What is frontotemporal dementia?
Frontotemporal dementia (FTD) is a progressive neurodegenerative disease which primarily presents with changes in to a person’s behavior and/or language, attention and other cognitive deficits leading to impaired independent living.
What causes FTD?
FTD is caused by progressive loss of neurons in the frontal and temporal lobes of the brain which are responsible for controlling human behavior, higher cognitive functioning, and language. There are several chemicals found in damaged nerve and surrounding cells, specifically proteins called TDP-42, hyperphosphorylated tau or FUS proteins.
What are the symptoms of FTD?
Patients with FTD could present with changes in behavior (called behavioral variant of FTD), or language (separate diagnostic category called Primary Progressive Aphasia). Behavioral symptoms could include: making inappropriate comments, loss of understanding of others feelings, loss of manners, and impulsive behaviors. These patients also develop difficulties with judgment, attention, and planning, and may develop repetitive behaviors. Some patients may not realize that they have any deficits.
How is one diagnosed with FTD?
Initially, patients show behavioral changes and perform normally on testing. With disease progression, patients start exhibiting deficits in thinking, planning, judgment, and attention which can be seen during neuropsychological testing. Other tests, such as special imaging techniques and genetic testing may be necessary to establish or confirm the diagnosis.
What treatments are available for FTD?
Medications may be necessary to control inappropriate or impulsive behaviors. The medications used are the same ones psychiatrists use for treating depression or psychosis. There are no available treatments which can alter the disease process and chemical changes in the brain.
Is FTD inherited?
Most FTD patients do not have a clear genetic cause for it. About 30 to 40 percent of patients have a family history of neurodegenerative disease. The most common genes encountered in familial FTD are located in the genes called C9ORF72, MAPT (microtubule-associated protein tau) and progranulin. There are also other, rare, genetic mutations which might be associated with FTD.

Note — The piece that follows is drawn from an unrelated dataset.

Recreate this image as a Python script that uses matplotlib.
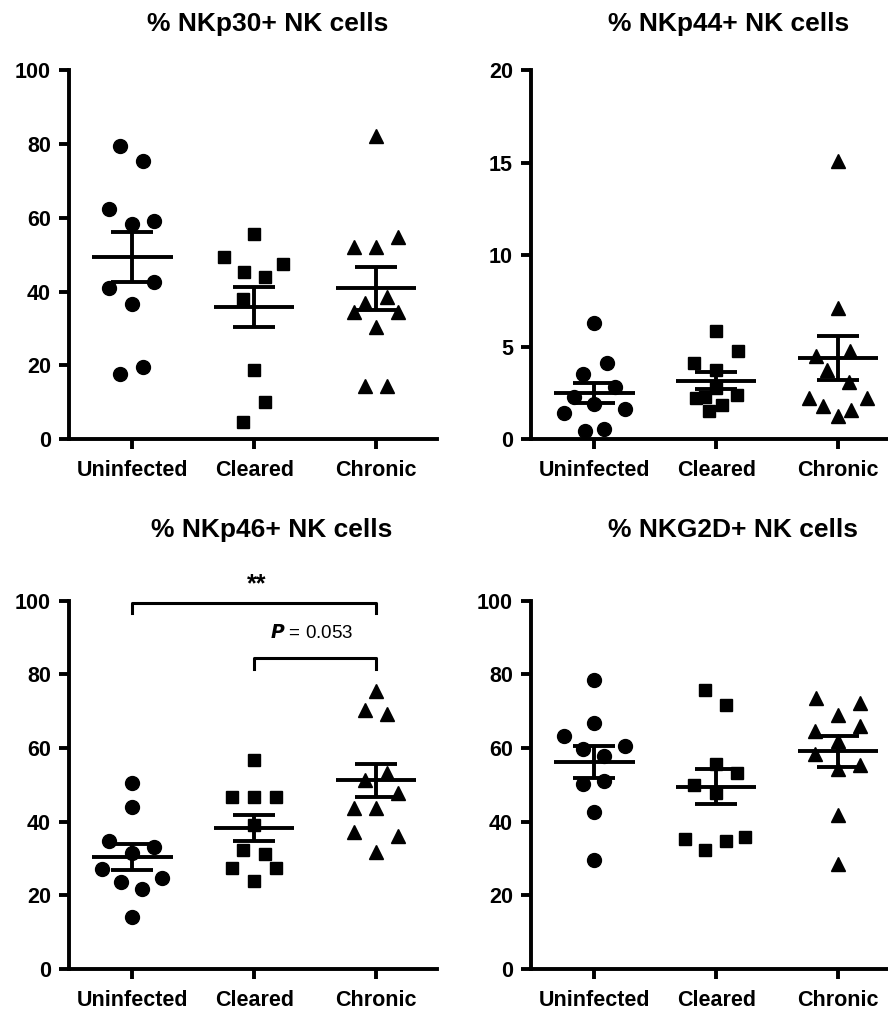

Can patients be evaluated at Capital Institute for Neurosciences for FTD?
Capital Institute for Neurosciences provides an array of services necessary for diagnosing and treating people with FTD. This includes a team evaluation by experienced physicians and neuropsychologists. Social workers, genetic counselors, and therapists are available if needed.
The information provided on these educational pages is for informational purposes only. The content is not intended to be a substitute for professional medical advice, diagnosis, or treatment. Always seek the advice of a qualified health provider with any questions you may have regarding a medical condition. And, if experiencing a medical emergency call 9-1-1.